Ah, correct me if I'm wrong, but weren't we just talking about Müller the other day? Are we really going to trust this guy? What's his game this time? I am not saying that he's wrong here, because he isn't, but what's he up to?
Mr. Jackson is right about this being about fear, however any well- instructed Catholic knows that in danger of death any validly ordained priest can hear a confession and validly absolve a penitent, even if defrocked and laicized, or excommunicated, or suspended.
The Turin situation... Traditionally, that couldn't have happened of course, but this is the modern(ist) day, where the Vatican II revolution and the sin-nod-al "church" (for now) reign supreme...
The Flatbread on the floor nonsense is just another example of plain sacrilege. These so-called "priests" are apostates, plain and simple. And so is the "bishop" of that diocese.
Isn't there a Buddhist monastery or temple in that area? I don't know if there is or not, but if there is, why wasn't the birthday celebration held there? Or at some public venue? Or even a public park?

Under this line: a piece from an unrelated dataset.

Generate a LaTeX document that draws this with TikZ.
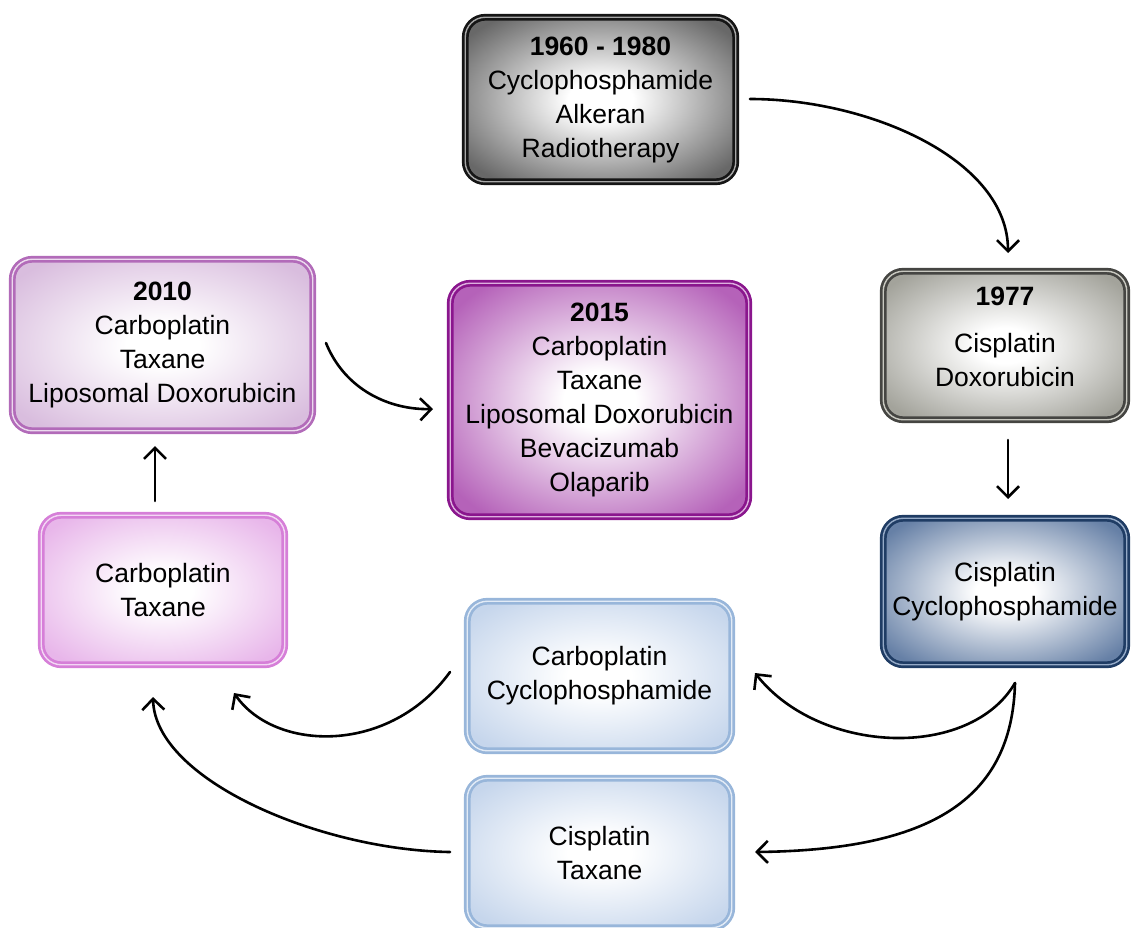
\documentclass[tikz,border=0pt]{standalone}
\usepackage{fontspec}
\setmainfont{Liberation Sans}
\usetikzlibrary{arrows.meta}
\definecolor{gAdraw}{HTML}{151515}
\definecolor{gAdbl}{HTML}{A8A8A8}
\definecolor{gAout}{HTML}{686868}
\definecolor{gBdraw}{HTML}{454542}
\definecolor{gBdbl}{HTML}{C8C8C0}
\definecolor{gBout}{HTML}{A3A39B}
\definecolor{dbdraw}{HTML}{1F3C64}
\definecolor{dbdbl}{HTML}{95AAC7}
\definecolor{dbout}{HTML}{6680A6}
\definecolor{lbdraw}{HTML}{98B6DA}
\definecolor{lbdbl}{HTML}{E2EBF6}
\definecolor{lbout}{HTML}{C6D6EC}
\definecolor{pkdraw}{HTML}{D67FD8}
\definecolor{pkdbl}{HTML}{F3D8F4}
\definecolor{pkout}{HTML}{E8B6EA}
\definecolor{mvdraw}{HTML}{B26BB9}
\definecolor{mvdbl}{HTML}{ECDAEE}
\definecolor{mvout}{HTML}{D9BDDE}
\definecolor{ppdraw}{HTML}{8A168D}
\definecolor{ppdbl}{HTML}{DDB0DF}
\definecolor{ppout}{HTML}{B562B9}
\newcommand{\mkshade}[2]{%
  \pgfdeclareradialshading{#1}{\pgfpoint{0bp}{0bp}}{%
    color(0bp)=(white); color(6bp)=(white); color(31bp)=(#2); color(50bp)=(#2)}}
\mkshade{shgA}{gAout}
\mkshade{shgB}{gBout}
\mkshade{shdb}{dbout}
\mkshade{shlb}{lbout}
\mkshade{shpk}{pkout}
\mkshade{shmv}{mvout}
\mkshade{shpp}{ppout}
\tikzset{
  box/.style={rounded corners=20pt, line width=2.7pt, double distance=1.4pt,
    inner sep=0pt, align=center, text=black,
    font=\fontsize{26.5pt}{34pt}\selectfont},
  txt/.style={inner sep=0pt, align=center, text=black,
    font=\fontsize{26.5pt}{34pt}\selectfont},
  grayA/.style={box, draw=gAdraw, double=gAdbl, shading=shgA},
  grayB/.style={box, draw=gBdraw, double=gBdbl, shading=shgB},
  darkblue/.style={box, draw=dbdraw, double=dbdbl, shading=shdb},
  lightblue/.style={box, draw=lbdraw, double=lbdbl, shading=shlb},
  pinkbox/.style={box, draw=pkdraw, double=pkdbl, shading=shpk},
  mauvebox/.style={box, draw=mvdraw, double=mvdbl, shading=shmv},
  purplebox/.style={box, draw=ppdraw, double=ppdbl, shading=shpp},
  conn/.style={line width=2.6pt, line cap=round,
    -{Straight Barb[length=11pt,width=22pt,line width=2.6pt]}}
}
\begin{document}
\begin{tikzpicture}[x=1pt,y=-1pt]
\useasboundingbox (0,0) rectangle (1131,927);
% boxes
\node[grayA, minimum width=270.5pt, minimum height=164.5pt] (g1) at (600.5,99.5)
  {\textbf{1960 - 1980}\\Cyclophosphamide\\Alkeran\\Radiotherapy};
\node[grayB, minimum width=243.5pt, minimum height=148.5pt] (g2) at (1005,345.5) {};
\node[txt] (g2t) at (1005,337) {\textbf{1977}\\[13pt]Cisplatin\\Doxorubicin};
\node[darkblue, minimum width=243.5pt, minimum height=146.5pt] (db) at (1005,591.5)
  {Cisplatin\\Cyclophosphamide};
\node[lightblue, minimum width=264.5pt, minimum height=149.5pt] (lb1) at (599.5,676)
  {Carboplatin\\Cyclophosphamide};
\node[lightblue, minimum width=264.5pt, minimum height=149.5pt] (lb2) at (599.5,853)
  {Cisplatin\\Taxane};
\node[pinkbox, minimum width=243.5pt, minimum height=149.5pt] (pk) at (163,590)
  {Carboplatin\\Taxane};
\node[mauvebox, minimum width=300.5pt, minimum height=171.5pt] (p10) at (162.5,345)
  {\textbf{2010}\\Carboplatin\\Taxane\\Liposomal Doxorubicin};
\node[purplebox, minimum width=298.5pt, minimum height=233.5pt] (p15) at (599.5,400)
  {\textbf{2015}\\Carboplatin\\Taxane\\Liposomal Doxorubicin\\Bevacizumab\\Olaparib};
% connector end points
\coordinate (a1s) at (750,99);
\coordinate (a1e) at (1008,253);
\coordinate (a2s) at (1008,440);
\coordinate (a2e) at (1008,499);
\coordinate (a3s) at (1015,683);
\coordinate (a3e) at (755,673);
\coordinate (a4e) at (755,852);
\coordinate (a5s) at (450,672);
\coordinate (a5e) at (234,693);
\coordinate (a6s) at (450,852);
\coordinate (a6e) at (153,697);
\coordinate (a7s) at (155,501);
\coordinate (a7e) at (155,446);
\coordinate (a8s) at (326,343);
\coordinate (a8e) at (433,409);
% connectors
\draw[conn] (a1s) .. controls (870,99) and (1008,160) .. (a1e);
\draw[conn] (a2s) -- (a2e);
\draw[conn] (a3s) .. controls (970,760) and (820,755) .. (a3e);
\draw[conn] (a3s) .. controls (1012,800) and (930,850) .. (a4e);
\draw[conn] (a5s) .. controls (390,755) and (275,752) .. (a5e);
\draw[conn] (a6s) .. controls (320,850) and (155,780) .. (a6e);
\draw[conn] (a7s) -- (a7e);
\draw[conn] (a8s) .. controls (345,390) and (390,410) .. (a8e);
\end{tikzpicture}
\end{document}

In truth, the Vatican has never had a consistent position on the SSPX, other than that it was "excommunicated". Several Archbishops and Cardinals in the Vatican who (were) are members of various Congregations who could speak authoritatively have made statements about the SSPX situation, which have been (and are) routinely ignored by the SSPX haters.
Mr. Jackson closes with:
"Écône remembers what Rome has spent sixty years trying to forget.
That is the offense."
Exactly. The SSPX is just doing what Catholics have done for centuries. Put God first.
The Vatican II revolution puts man first.